A lot of frustration and many silent prayers later, we landed in Dallas and, with an original layover window of two hours, missed our connection by thirty minutes. It was 8:00am. We had been up all night, we had ran through customs (me, breathless and sweating telling Homeland Security that NO I didn’t buy anything in Mexico now can you please stamp my goddamn passport so I can get going?), and then endured the indignity of having to go through a TSA-monitored security line moving at the speed of snail, and then caught a tram to take us from Gate C where we landed to Gate E to where our plane, if by some miracle might still be (thinking maybe, just maybe, our connecting flight would be delayed too – and then we would make it!) Alas, no. At 8:00am, a half-hour after our connection left from Dallas to Myrtle Beach on time, we stood, utterly spent, in front of a Spirit Air agent and a view out the window of a jetway leading to nothing.
And this leads me to my favorite part of the whole expedition. Again, the agent in Dallas told me that I’d either need to take a refund (this time, $30) or wait two days until the next flight to Myrtle Beach. At this point, fatigued, devastated as I was beginning to realize I might have to live in the Dallas-Fort Worth Airport for two days when I could have had two extra days in aguacate paradise, I asked her “Do you have any advice? I mean, I just don’t even know what to do right now.” This was her reply, as she continued to avoid eye-contact with me, as she continued to type on her computer:
“Honestly, I’m a crybaby. If I were in your position right now, I’d cry.”

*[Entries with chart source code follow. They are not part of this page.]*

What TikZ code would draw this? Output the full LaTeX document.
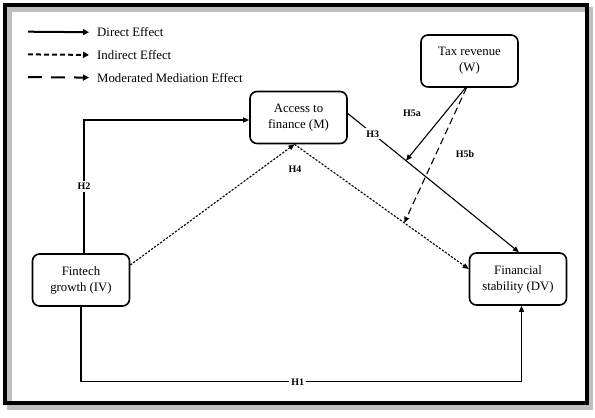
\documentclass[tikz,border=0pt]{standalone}
\usepackage{fontspec}
\setmainfont{Liberation Serif}
\usetikzlibrary{arrows.meta,calc}
\tikzset{%
	var box/.style={
		rectangle,
		rounded corners=7pt,
		draw=black,
		line width=1.6pt,
		minimum width=97pt,
		minimum height=52pt,
		align=center,
		font=\fontsize{12.8}{16}\selectfont
	},
	hyp label/.style={font=\fontsize{10}{10}\selectfont\bfseries, fill=white, inner sep=2pt},
	legend text/.style={font=\fontsize{12.8}{14}\selectfont, anchor=west, inner sep=0pt},
	direct/.style={line width=1.1pt, -{Triangle[length=6pt,width=5pt]}},
	indirect/.style={direct, dash pattern=on 2.2pt off 1.5pt},
	moderated/.style={direct, dash pattern=on 7pt off 4pt},
	legend direct/.style={line width=2pt, -{Triangle[length=6pt,width=6pt]}},
	legend indirect/.style={legend direct, dash pattern=on 5pt off 3pt},
	legend moderated/.style={legend direct, dash pattern=on 14pt off 9pt},
}
\begin{document}
\begin{tikzpicture}[x=1pt,y=-1pt]
		\useasboundingbox (0,0) rectangle (595,418);
		% Frame
		\draw[line width=5pt, black!25] (9,9) rectangle (590,407);
		\draw[line width=4pt] (5,5) rectangle (587,403);
		
		% Legend
		\foreach \s/\t [count=\y] in {direct/Direct Effect,indirect/Indirect Effect,moderated/Moderated Mediation Effect}
		{
			\node[legend text] (legend-\y) at (97,9.5+22.7*\y) {\t};
			\coordinate (legend-start-\y) at (28,9+22.7*\y);
			\draw[legend \s] (legend-start-\y) -- ([xshift=-8pt]legend-\y.west);
		}
		
		% Variables
		\node[var box] (fintech) at (81,280) {Fintech\\growth (IV)};
		\node[var box] (access) at (298.5,117.5) {Access to\\finance (M)};
		\node[var box] (tax) at (469.5,61) {Tax revenue\\(W)};
		\node[var box] (stability) at (518,279) {Financial\\stability (DV)};
		
		% Edges
		\draw[direct] ([xshift=3pt]fintech.north) |- node[hyp label, pos=0.25] {H2} ([yshift=-2.5pt]access.west);
		\draw[direct] (fintech.south) -- ++(0,75) -| node[hyp label, pos=0.246] {H1} ([xshift=3.5pt]stability.south);
		\draw[indirect] ([yshift=15pt]fintech.east) -- ([xshift=-4pt]access.south);
		\draw[indirect] ([xshift=-4pt]access.south) -- coordinate[pos=0.63] (indirect-mid) ([yshift=10pt]stability.west);
		\draw[direct] ([yshift=4pt]access.east) -- node[hyp label, pos=0.146] {H3} coordinate[pos=0.34] (h3-mid) ([xshift=1pt]stability.north);
		\draw[direct] ([xshift=-4pt]tax.south) -- (h3-mid);
		\draw[moderated] ([xshift=-3pt]tax.south) -- (indirect-mid);
		
		% Labels
		\node[hyp label] (h4) at (295,169) {H4};
		\node[hyp label] (h5a) at (412,113) {H5a};
		\node[hyp label] (h5b) at (465,154) {H5b};
\end{tikzpicture}
\end{document}
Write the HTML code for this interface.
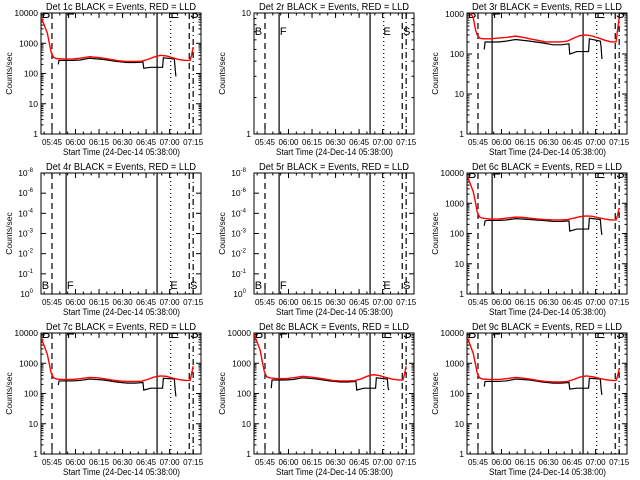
<!DOCTYPE html>
<html><head><meta charset="utf-8"><style>
html,body{margin:0;padding:0;background:#fff;}
svg{display:block;font-family:"Liberation Sans",sans-serif;}
</style></head><body>
<svg id="c" width="640" height="480" viewBox="0 0 640 480" data-name="detector-grid-chart" data-interactable="false"></svg>
<script>
const titles = ["Det 1c","Det 2r","Det 3r","Det 4r","Det 5r","Det 6c","Det 7c","Det 8c","Det 9c"];
const xTickLabels = ["05:45","06:00","06:15","06:30","06:45","07:00","07:15"];
const xTickMinutes = [7,22,37,52,67,82,97];
const xRangeMinutes = 102;
const markerTimes = [7,16,74,82.7,94.5,97];
const letterLabels = ["B","F","E","S"];
const letterTimes = [0.5,16.5,82.5,95];
const redT = [0,2,4,5.5,6.5,8,10,15,20,25,31,36,40,45,50,55,60,64,68,72,76,80,84,88,92,95,96,97];
const blackT = [11,11.5,13,20,25,31,40,48,55,60,65,65.5,70,77.5,78,85,85.5,86];
const red1 = [7500,4000,2200,900,500,340,310,300,300,320,360,340,320,290,260,250,250,255,290,350,400,380,330,290,270,270,400,750];
const black1 = [200,270,270,270,280,320,290,250,230,230,240,150,160,160,330,300,150,80];
const red3 = [1100,1100,800,400,300,250,240,240,250,260,280,260,240,220,200,200,200,210,250,290,300,280,250,220,200,200,400,800];
const black3 = [130,200,200,200,210,230,210,190,170,170,180,100,115,115,240,210,150,75];
const red6 = [8000,4500,2400,1000,520,350,320,300,300,320,350,340,320,300,290,280,280,290,320,360,380,370,330,300,280,280,400,700];
const black6 = [180,260,270,270,280,310,290,270,250,250,260,120,140,140,320,290,140,90];
const red7 = [7000,3800,2000,850,480,330,300,290,290,310,340,330,310,280,260,250,250,255,290,350,380,370,320,290,270,270,450,800];
const black7 = [190,260,260,260,270,300,280,240,220,220,230,130,150,150,320,300,140,80];
const red8 = [9000,5000,2600,1000,550,360,330,310,310,330,370,350,330,300,270,260,260,265,300,370,420,390,340,300,280,280,450,800];
const black8 = [150,280,280,280,290,330,300,260,240,240,250,130,150,150,330,300,150,130];
const red9 = [7500,4000,2100,880,480,330,300,290,290,310,340,320,300,270,250,240,240,250,290,350,380,360,320,290,270,270,380,650];
const black9 = [170,250,250,250,260,300,280,240,220,220,230,140,150,150,320,300,140,90];
const logLabels = ["10000","1000","100","10","1"];
const expLabels = ["-8","-6","-4","-3","-2","-1","0"];

const NS="http://www.w3.org/2000/svg";
const svg=document.getElementById('c');
function mk(tag,attrs,parent){const e=document.createElementNS(NS,tag);for(const k in attrs)e.setAttribute(k,attrs[k]);(parent||svg).appendChild(e);return e;}
const PW=160,PH=121;
const cfg=[
 {ymax:10000,red:red1,black:black1,type:'log'},
 {type:'ten'},
 {ymax:1060,red:red3,black:black3,type:'log'},
 {type:'exp'},
 {type:'exp'},
 {ymax:10000,red:red6,black:black6,type:'log'},
 {ymax:10000,red:red7,black:black7,type:'log'},
 {ymax:10000,red:red8,black:black8,type:'log'},
 {ymax:10000,red:red9,black:black9,type:'log'}
];
const styles=["6,4",null,null,"1,3","6,4","6,3,1,3"];
for(let i=0;i<9;i++){
 const c=i%3,r=Math.floor(i/3);
 const ox=41+213*c,oy=13+160*r;
 const C=cfg[i];
 const g=mk('g',{});
 g.setAttribute('data-name','panel-det-'+(i+1));
 g.setAttribute('data-interactable','false');
 const xs=t=>ox+t/xRangeMinutes*PW;
 const ymin=1,ymax=C.ymax||10;
 const ys=v=>oy+PH*(Math.log10(ymax)-Math.log10(v))/(Math.log10(ymax)-Math.log10(ymin));
 const t=mk('text',{x:ox+5,y:oy-3,'font-size':'10',textLength:150,lengthAdjust:'spacingAndGlyphs'},g);
 t.textContent=titles[i]+" BLACK = Events, RED = LLD";
 t.setAttribute('data-name','panel-title');
 t.setAttribute('data-interactable','false');
 const yt=mk('text',{x:0,y:0,'text-anchor':'middle','font-size':'8.5',transform:`translate(${ox-29},${oy+PH/2}) rotate(-90)`},g);
 yt.textContent="Counts/sec";
 yt.setAttribute('data-name','y-axis-title');
 yt.setAttribute('data-interactable','false');
 const xt=mk('text',{x:ox+22,y:oy+PH+21,'font-size':'9.5',textLength:117,lengthAdjust:'spacingAndGlyphs'},g);
 xt.textContent="Start Time (24-Dec-14 05:38:00)";
 xt.setAttribute('data-name','x-axis-title');
 xt.setAttribute('data-interactable','false');
 xTickLabels.forEach((lab,k)=>{
  const x=xs(xTickMinutes[k]);
  const tl=mk('text',{x:x,y:oy+PH+11,'text-anchor':'middle','font-size':'8'},g);
  tl.textContent=lab;
  tl.setAttribute('data-name','x-tick-label');
  tl.setAttribute('data-interactable','false');
  mk('line',{x1:x,x2:x,y1:oy+PH,y2:oy+PH-5,stroke:'#000'},g);
  mk('line',{x1:x,x2:x,y1:oy,y2:oy+5,stroke:'#000'},g);
 });
 for(let m=2;m<xRangeMinutes;m+=5){const x=xs(m);mk('line',{x1:x,x2:x,y1:oy+PH,y2:oy+PH-2.5,stroke:'#000'},g);mk('line',{x1:x,x2:x,y1:oy,y2:oy+2.5,stroke:'#000'},g);}
 const ytick=(y,len)=>{mk('line',{x1:ox,x2:ox+len,y1:y,y2:y,stroke:'#000'},g);mk('line',{x1:ox+PW,x2:ox+PW-len,y1:y,y2:y,stroke:'#000'},g);};
 const ylab=(y,txt,exp)=>{const e=mk('text',{x:ox-3,y:y+3,'text-anchor':'end','font-size':'8.5'},g);e.textContent=txt;if(exp){e.setAttribute('x',ox-8);const s=mk('tspan',{'font-size':'6',dy:'-4'},e);s.textContent=exp;}e.setAttribute('data-name','y-tick-label');e.setAttribute('data-interactable','false');};
 if(C.type==='log'){
  const dmax=Math.floor(Math.log10(ymax));
  for(let d=0;d<=dmax;d++){ylab(ys(Math.pow(10,d)),logLabels[4-d]);ytick(ys(Math.pow(10,d)),5);
   for(let m=2;m<10;m++){const v=m*Math.pow(10,d);if(v<ymax)ytick(ys(v),2.5);}}
 } else if(C.type==='ten'){
  ylab(ys(10),"10");ylab(ys(1),"1");ytick(ys(10),5);ytick(ys(1),5);
  for(let m=2;m<10;m++)ytick(ys(m),2.5);
 } else {
  expLabels.forEach((e,k)=>{const y=oy+k*PH/(expLabels.length-1);ylab(y,"10",e);ytick(y,5);});
 }
 mk('rect',{x:ox,y:oy,width:PW,height:PH,fill:'none',stroke:'#000','stroke-width':1},g).setAttribute('data-name','plot-frame');
 const clipId='clip'+i;
 const cp=mk('clipPath',{id:clipId},g);mk('rect',{x:ox,y:oy,width:PW,height:PH},cp);
 const inner=mk('g',{'clip-path':`url(#${clipId})`},g);
 markerTimes.forEach((mt,k)=>{
  const x=xs(mt);const a={x1:x,x2:x,y1:oy,y2:oy+PH,stroke:'#000','stroke-width':1.2};
  if(styles[k])a['stroke-dasharray']=styles[k];
  const l=mk('line',a,inner);
  l.setAttribute('data-name','marker-line');
  l.setAttribute('data-interactable','false');
 });
 const ly = C.type==='log'?oy+5:(C.type==='ten'?oy+22:oy+PH-5);
 const fs = C.type==='log'?13:11;
 letterLabels.forEach((L,k)=>{
  const e=mk('text',{x:xs(letterTimes[k]),y:ly,'font-size':fs},inner);
  e.textContent=L;
  e.setAttribute('data-name','marker-letter');
  e.setAttribute('data-interactable','false');
 });
 if(C.red){
  const pb=mk('polyline',{points:blackT.map((tt,k)=>xs(tt)+','+ys(C.black[k])).join(' '),fill:'none',stroke:'#000','stroke-width':1.2},inner);
  pb.setAttribute('data-name','events-series');
  pb.setAttribute('data-interactable','false');
  const pr=mk('polyline',{points:redT.map((tt,k)=>xs(tt)+','+ys(C.red[k])).join(' '),fill:'none',stroke:'#f00','stroke-width':1.4},inner);
  pr.setAttribute('data-name','lld-series');
  pr.setAttribute('data-interactable','false');
 }
}
</script>
</body></html>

Here is the real problem with Spirit Air. Their limited schedule, which keeps the prices of their flights low, means that if you miss a connection by thirty minutes, by a mere one-thousand eight hundred seconds, you’re screwed until the next flight. If they only operate that leg twice a week, that means you’d have to wait multiple days until you could get home – and that’s if there’s room on that next flight to re-book you.
In the end, my friend and I took our $30 refunds and bought $200 one-way flights on US Airways to Charleston. We then had a lot of help from friends and family to get back to Myrtle Beach. After my experience with Spirit, stepping onto a US Air operated flight felt like stepping into a palace that flew. That $200 get-me-the-hell-home ticket I hastily purchased on my smart-phone in front of the US Airways ticket counter (adding another layer of absurdity to the day: booking an airline ticket online using my smart-phone was about $100 cheaper than walking up to the counter and buying it from an actual person) thus erased any small victory I had initially felt when booking my OMG SUPER CHEAP TRIP to Mexico, and since I’m a budget traveler, negatively impacted the rest of my summer.
So if you’ve got a Spirit Air booking page open in another window, and you’re trying to make your decision, I’d advise that you check the schedules that Spirit operates that route. Make sure that they don’t only fly that leg only on Tuesdays and Thursdays, or Mondays and Wednesdays, or Sundays only, or something else crazy, which, if they run out of duct tape, could potentially leave you with no other option than to cry and then swear to never, like ever, fly Spirit Air again. (Because, girlfriend, no airline deserves your tears.)
Good read
Amanda,
Your writing always amazes me. Start sending writing samples to every publication you can think of. You never know!
Your loving mom
xoxoxoxoxo
Dear Lord, no. RyanScare is infinitely better with its PRINTING YOUR BOARDING PASS fee than a 2 day a week route full of ramen noodles and duct tape.